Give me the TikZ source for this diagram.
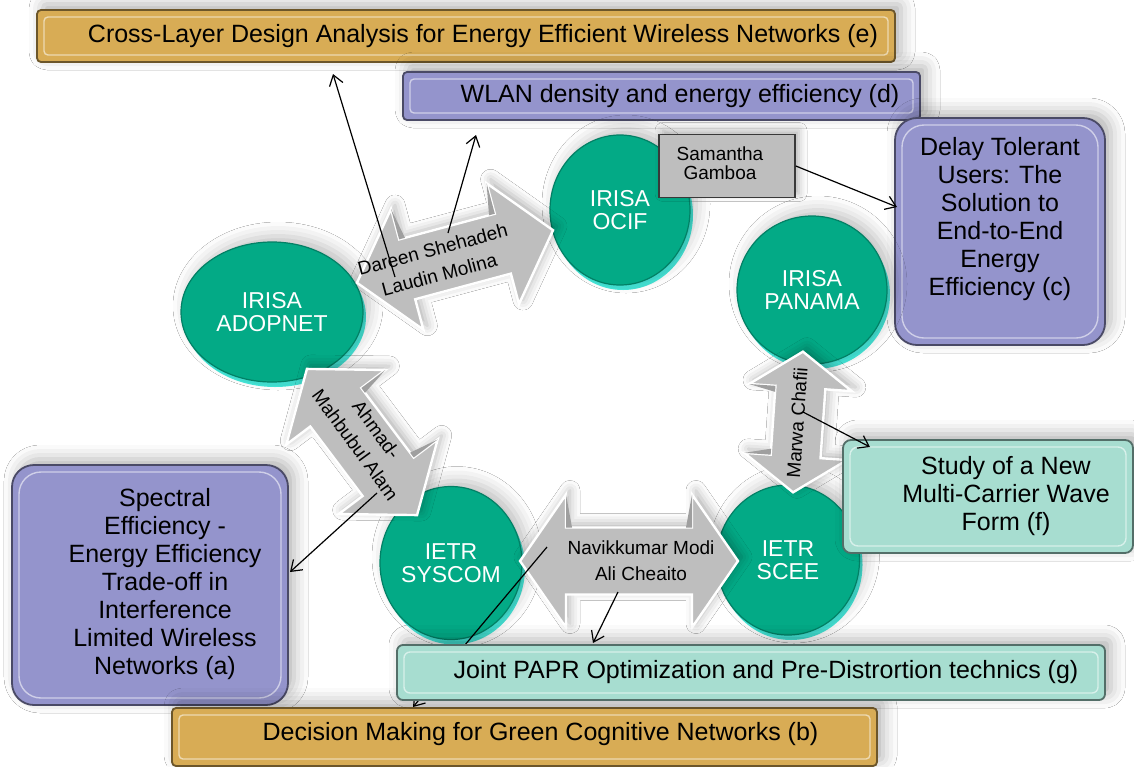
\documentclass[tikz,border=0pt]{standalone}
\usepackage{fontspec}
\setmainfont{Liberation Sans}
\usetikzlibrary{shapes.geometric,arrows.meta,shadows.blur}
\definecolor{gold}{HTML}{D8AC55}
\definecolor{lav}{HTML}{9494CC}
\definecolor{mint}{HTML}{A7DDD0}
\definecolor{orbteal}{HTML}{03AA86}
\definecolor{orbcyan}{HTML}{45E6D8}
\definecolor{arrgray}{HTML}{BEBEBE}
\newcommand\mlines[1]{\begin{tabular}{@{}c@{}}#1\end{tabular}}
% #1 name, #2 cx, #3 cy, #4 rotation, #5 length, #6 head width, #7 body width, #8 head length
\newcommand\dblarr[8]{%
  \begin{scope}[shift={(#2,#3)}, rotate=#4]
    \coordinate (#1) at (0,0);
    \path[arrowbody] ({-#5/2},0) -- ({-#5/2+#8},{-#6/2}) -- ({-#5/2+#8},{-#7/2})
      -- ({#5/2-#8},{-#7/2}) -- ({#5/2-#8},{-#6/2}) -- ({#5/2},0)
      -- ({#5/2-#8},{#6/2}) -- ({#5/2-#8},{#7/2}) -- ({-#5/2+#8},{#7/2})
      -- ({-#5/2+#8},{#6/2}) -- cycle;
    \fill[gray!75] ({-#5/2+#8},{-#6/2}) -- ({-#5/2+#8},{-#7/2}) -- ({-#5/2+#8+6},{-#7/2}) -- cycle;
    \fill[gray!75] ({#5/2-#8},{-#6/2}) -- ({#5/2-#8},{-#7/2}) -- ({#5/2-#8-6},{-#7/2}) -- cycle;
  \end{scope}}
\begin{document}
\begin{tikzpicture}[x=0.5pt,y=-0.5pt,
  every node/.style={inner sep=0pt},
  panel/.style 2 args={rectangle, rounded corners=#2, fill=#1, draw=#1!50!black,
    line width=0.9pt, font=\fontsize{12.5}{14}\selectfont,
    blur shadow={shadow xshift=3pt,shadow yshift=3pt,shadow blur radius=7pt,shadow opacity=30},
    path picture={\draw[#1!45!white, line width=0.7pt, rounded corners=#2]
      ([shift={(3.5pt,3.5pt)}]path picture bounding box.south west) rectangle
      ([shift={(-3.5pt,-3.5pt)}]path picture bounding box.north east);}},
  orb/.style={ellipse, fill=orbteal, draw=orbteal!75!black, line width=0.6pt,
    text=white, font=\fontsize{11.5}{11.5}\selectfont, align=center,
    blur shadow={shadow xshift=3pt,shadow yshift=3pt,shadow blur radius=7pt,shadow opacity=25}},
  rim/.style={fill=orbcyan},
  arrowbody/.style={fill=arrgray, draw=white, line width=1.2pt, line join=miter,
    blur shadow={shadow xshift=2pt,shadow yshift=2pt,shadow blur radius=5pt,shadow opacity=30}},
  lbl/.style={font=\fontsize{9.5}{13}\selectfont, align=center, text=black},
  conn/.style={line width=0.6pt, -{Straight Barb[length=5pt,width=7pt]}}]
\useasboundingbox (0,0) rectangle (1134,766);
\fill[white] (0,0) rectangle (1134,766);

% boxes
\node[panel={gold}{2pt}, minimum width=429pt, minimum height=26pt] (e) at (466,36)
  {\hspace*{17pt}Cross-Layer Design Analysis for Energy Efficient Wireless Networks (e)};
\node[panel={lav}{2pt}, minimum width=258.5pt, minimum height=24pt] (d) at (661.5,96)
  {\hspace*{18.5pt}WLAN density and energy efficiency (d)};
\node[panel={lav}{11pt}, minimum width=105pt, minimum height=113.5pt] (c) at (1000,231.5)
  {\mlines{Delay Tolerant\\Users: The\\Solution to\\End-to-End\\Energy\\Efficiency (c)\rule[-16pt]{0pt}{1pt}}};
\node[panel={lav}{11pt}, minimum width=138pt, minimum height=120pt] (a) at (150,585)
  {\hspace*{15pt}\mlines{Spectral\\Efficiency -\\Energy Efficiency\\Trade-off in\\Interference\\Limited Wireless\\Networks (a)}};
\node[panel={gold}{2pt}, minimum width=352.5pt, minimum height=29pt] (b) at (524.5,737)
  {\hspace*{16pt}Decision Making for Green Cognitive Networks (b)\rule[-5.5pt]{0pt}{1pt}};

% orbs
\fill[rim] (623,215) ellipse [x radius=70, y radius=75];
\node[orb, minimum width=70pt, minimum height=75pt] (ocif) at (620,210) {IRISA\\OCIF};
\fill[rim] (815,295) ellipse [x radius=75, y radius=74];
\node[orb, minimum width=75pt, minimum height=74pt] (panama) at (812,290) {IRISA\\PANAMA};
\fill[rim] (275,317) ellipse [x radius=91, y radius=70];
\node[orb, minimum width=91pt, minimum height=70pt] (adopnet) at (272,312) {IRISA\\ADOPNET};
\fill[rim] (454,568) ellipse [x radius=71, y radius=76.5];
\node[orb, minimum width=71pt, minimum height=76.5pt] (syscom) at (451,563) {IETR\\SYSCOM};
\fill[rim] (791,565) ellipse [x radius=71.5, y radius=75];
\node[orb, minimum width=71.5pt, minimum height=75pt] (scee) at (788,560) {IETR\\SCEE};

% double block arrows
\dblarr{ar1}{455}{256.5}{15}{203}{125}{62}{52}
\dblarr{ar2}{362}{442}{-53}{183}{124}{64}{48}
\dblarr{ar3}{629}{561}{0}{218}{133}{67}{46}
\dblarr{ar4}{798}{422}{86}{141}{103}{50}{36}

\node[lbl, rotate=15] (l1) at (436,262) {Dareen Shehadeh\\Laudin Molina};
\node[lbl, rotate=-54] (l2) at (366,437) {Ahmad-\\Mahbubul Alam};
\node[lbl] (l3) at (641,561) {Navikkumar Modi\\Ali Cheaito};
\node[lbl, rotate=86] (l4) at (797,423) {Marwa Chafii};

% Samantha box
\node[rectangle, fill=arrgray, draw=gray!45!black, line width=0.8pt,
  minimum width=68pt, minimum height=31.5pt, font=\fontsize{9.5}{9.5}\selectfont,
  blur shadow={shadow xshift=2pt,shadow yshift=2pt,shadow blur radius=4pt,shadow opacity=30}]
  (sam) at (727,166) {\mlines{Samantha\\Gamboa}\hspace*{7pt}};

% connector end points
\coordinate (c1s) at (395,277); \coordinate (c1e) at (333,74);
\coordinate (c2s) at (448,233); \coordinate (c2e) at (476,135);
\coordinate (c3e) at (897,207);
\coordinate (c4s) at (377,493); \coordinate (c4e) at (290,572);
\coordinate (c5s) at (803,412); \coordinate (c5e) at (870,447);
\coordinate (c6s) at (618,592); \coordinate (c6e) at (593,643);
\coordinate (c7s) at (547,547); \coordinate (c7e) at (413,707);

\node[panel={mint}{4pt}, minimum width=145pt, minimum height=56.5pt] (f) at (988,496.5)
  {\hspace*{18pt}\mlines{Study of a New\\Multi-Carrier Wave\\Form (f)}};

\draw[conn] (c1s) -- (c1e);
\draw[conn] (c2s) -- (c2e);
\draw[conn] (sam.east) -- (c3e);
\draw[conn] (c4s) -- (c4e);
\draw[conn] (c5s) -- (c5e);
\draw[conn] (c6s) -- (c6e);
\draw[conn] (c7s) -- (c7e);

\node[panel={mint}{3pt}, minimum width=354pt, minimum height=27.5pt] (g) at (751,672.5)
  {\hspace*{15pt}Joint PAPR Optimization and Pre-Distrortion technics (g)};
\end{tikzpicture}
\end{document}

- _Work to be completed_:
Reproduce all of the material exactly, apart from the pictures.

- _Task answer_:
Give me the TikZ source for this diagram.
\documentclass[tikz,border=0pt]{standalone}
\usepackage{fontspec}
\setmainfont{Liberation Sans}
\usetikzlibrary{shapes.geometric,arrows.meta,shadows.blur}
\definecolor{gold}{HTML}{D8AC55}
\definecolor{lav}{HTML}{9494CC}
\definecolor{mint}{HTML}{A7DDD0}
\definecolor{orbteal}{HTML}{03AA86}
\definecolor{orbcyan}{HTML}{45E6D8}
\definecolor{arrgray}{HTML}{BEBEBE}
\newcommand\mlines[1]{\begin{tabular}{@{}c@{}}#1\end{tabular}}
% #1 name, #2 cx, #3 cy, #4 rotation, #5 length, #6 head width, #7 body width, #8 head length
\newcommand\dblarr[8]{%
  \begin{scope}[shift={(#2,#3)}, rotate=#4]
    \coordinate (#1) at (0,0);
    \path[arrowbody] ({-#5/2},0) -- ({-#5/2+#8},{-#6/2}) -- ({-#5/2+#8},{-#7/2})
      -- ({#5/2-#8},{-#7/2}) -- ({#5/2-#8},{-#6/2}) -- ({#5/2},0)
      -- ({#5/2-#8},{#6/2}) -- ({#5/2-#8},{#7/2}) -- ({-#5/2+#8},{#7/2})
      -- ({-#5/2+#8},{#6/2}) -- cycle;
    \fill[gray!75] ({-#5/2+#8},{-#6/2}) -- ({-#5/2+#8},{-#7/2}) -- ({-#5/2+#8+6},{-#7/2}) -- cycle;
    \fill[gray!75] ({#5/2-#8},{-#6/2}) -- ({#5/2-#8},{-#7/2}) -- ({#5/2-#8-6},{-#7/2}) -- cycle;
  \end{scope}}
\begin{document}
\begin{tikzpicture}[x=0.5pt,y=-0.5pt,
  every node/.style={inner sep=0pt},
  panel/.style 2 args={rectangle, rounded corners=#2, fill=#1, draw=#1!50!black,
    line width=0.9pt, font=\fontsize{12.5}{14}\selectfont,
    blur shadow={shadow xshift=3pt,shadow yshift=3pt,shadow blur radius=7pt,shadow opacity=30},
    path picture={\draw[#1!45!white, line width=0.7pt, rounded corners=#2]
      ([shift={(3.5pt,3.5pt)}]path picture bounding box.south west) rectangle
      ([shift={(-3.5pt,-3.5pt)}]path picture bounding box.north east);}},
  orb/.style={ellipse, fill=orbteal, draw=orbteal!75!black, line width=0.6pt,
    text=white, font=\fontsize{11.5}{11.5}\selectfont, align=center,
    blur shadow={shadow xshift=3pt,shadow yshift=3pt,shadow blur radius=7pt,shadow opacity=25}},
  rim/.style={fill=orbcyan},
  arrowbody/.style={fill=arrgray, draw=white, line width=1.2pt, line join=miter,
    blur shadow={shadow xshift=2pt,shadow yshift=2pt,shadow blur radius=5pt,shadow opacity=30}},
  lbl/.style={font=\fontsize{9.5}{13}\selectfont, align=center, text=black},
  conn/.style={line width=0.6pt, -{Straight Barb[length=5pt,width=7pt]}}]
\useasboundingbox (0,0) rectangle (1134,766);
\fill[white] (0,0) rectangle (1134,766);

% boxes
\node[panel={gold}{2pt}, minimum width=429pt, minimum height=26pt] (e) at (466,36)
  {\hspace*{17pt}Cross-Layer Design Analysis for Energy Efficient Wireless Networks (e)};
\node[panel={lav}{2pt}, minimum width=258.5pt, minimum height=24pt] (d) at (661.5,96)
  {\hspace*{18.5pt}WLAN density and energy efficiency (d)};
\node[panel={lav}{11pt}, minimum width=105pt, minimum height=113.5pt] (c) at (1000,231.5)
  {\mlines{Delay Tolerant\\Users: The\\Solution to\\End-to-End\\Energy\\Efficiency (c)\rule[-16pt]{0pt}{1pt}}};
\node[panel={lav}{11pt}, minimum width=138pt, minimum height=120pt] (a) at (150,585)
  {\hspace*{15pt}\mlines{Spectral\\Efficiency -\\Energy Efficiency\\Trade-off in\\Interference\\Limited Wireless\\Networks (a)}};
\node[panel={gold}{2pt}, minimum width=352.5pt, minimum height=29pt] (b) at (524.5,737)
  {\hspace*{16pt}Decision Making for Green Cognitive Networks (b)\rule[-5.5pt]{0pt}{1pt}};

% orbs
\fill[rim] (623,215) ellipse [x radius=70, y radius=75];
\node[orb, minimum width=70pt, minimum height=75pt] (ocif) at (620,210) {IRISA\\OCIF};
\fill[rim] (815,295) ellipse [x radius=75, y radius=74];
\node[orb, minimum width=75pt, minimum height=74pt] (panama) at (812,290) {IRISA\\PANAMA};
\fill[rim] (275,317) ellipse [x radius=91, y radius=70];
\node[orb, minimum width=91pt, minimum height=70pt] (adopnet) at (272,312) {IRISA\\ADOPNET};
\fill[rim] (454,568) ellipse [x radius=71, y radius=76.5];
\node[orb, minimum width=71pt, minimum height=76.5pt] (syscom) at (451,563) {IETR\\SYSCOM};
\fill[rim] (791,565) ellipse [x radius=71.5, y radius=75];
\node[orb, minimum width=71.5pt, minimum height=75pt] (scee) at (788,560) {IETR\\SCEE};

% double block arrows
\dblarr{ar1}{455}{256.5}{15}{203}{125}{62}{52}
\dblarr{ar2}{362}{442}{-53}{183}{124}{64}{48}
\dblarr{ar3}{629}{561}{0}{218}{133}{67}{46}
\dblarr{ar4}{798}{422}{86}{141}{103}{50}{36}

\node[lbl, rotate=15] (l1) at (436,262) {Dareen Shehadeh\\Laudin Molina};
\node[lbl, rotate=-54] (l2) at (366,437) {Ahmad-\\Mahbubul Alam};
\node[lbl] (l3) at (641,561) {Navikkumar Modi\\Ali Cheaito};
\node[lbl, rotate=86] (l4) at (797,423) {Marwa Chafii};

% Samantha box
\node[rectangle, fill=arrgray, draw=gray!45!black, line width=0.8pt,
  minimum width=68pt, minimum height=31.5pt, font=\fontsize{9.5}{9.5}\selectfont,
  blur shadow={shadow xshift=2pt,shadow yshift=2pt,shadow blur radius=4pt,shadow opacity=30}]
  (sam) at (727,166) {\mlines{Samantha\\Gamboa}\hspace*{7pt}};

% connector end points
\coordinate (c1s) at (395,277); \coordinate (c1e) at (333,74);
\coordinate (c2s) at (448,233); \coordinate (c2e) at (476,135);
\coordinate (c3e) at (897,207);
\coordinate (c4s) at (377,493); \coordinate (c4e) at (290,572);
\coordinate (c5s) at (803,412); \coordinate (c5e) at (870,447);
\coordinate (c6s) at (618,592); \coordinate (c6e) at (593,643);
\coordinate (c7s) at (547,547); \coordinate (c7e) at (413,707);

\node[panel={mint}{4pt}, minimum width=145pt, minimum height=56.5pt] (f) at (988,496.5)
  {\hspace*{18pt}\mlines{Study of a New\\Multi-Carrier Wave\\Form (f)}};

\draw[conn] (c1s) -- (c1e);
\draw[conn] (c2s) -- (c2e);
\draw[conn] (sam.east) -- (c3e);
\draw[conn] (c4s) -- (c4e);
\draw[conn] (c5s) -- (c5e);
\draw[conn] (c6s) -- (c6e);
\draw[conn] (c7s) -- (c7e);

\node[panel={mint}{3pt}, minimum width=354pt, minimum height=27.5pt] (g) at (751,672.5)
  {\hspace*{15pt}Joint PAPR Optimization and Pre-Distrortion technics (g)};
\end{tikzpicture}
\end{document}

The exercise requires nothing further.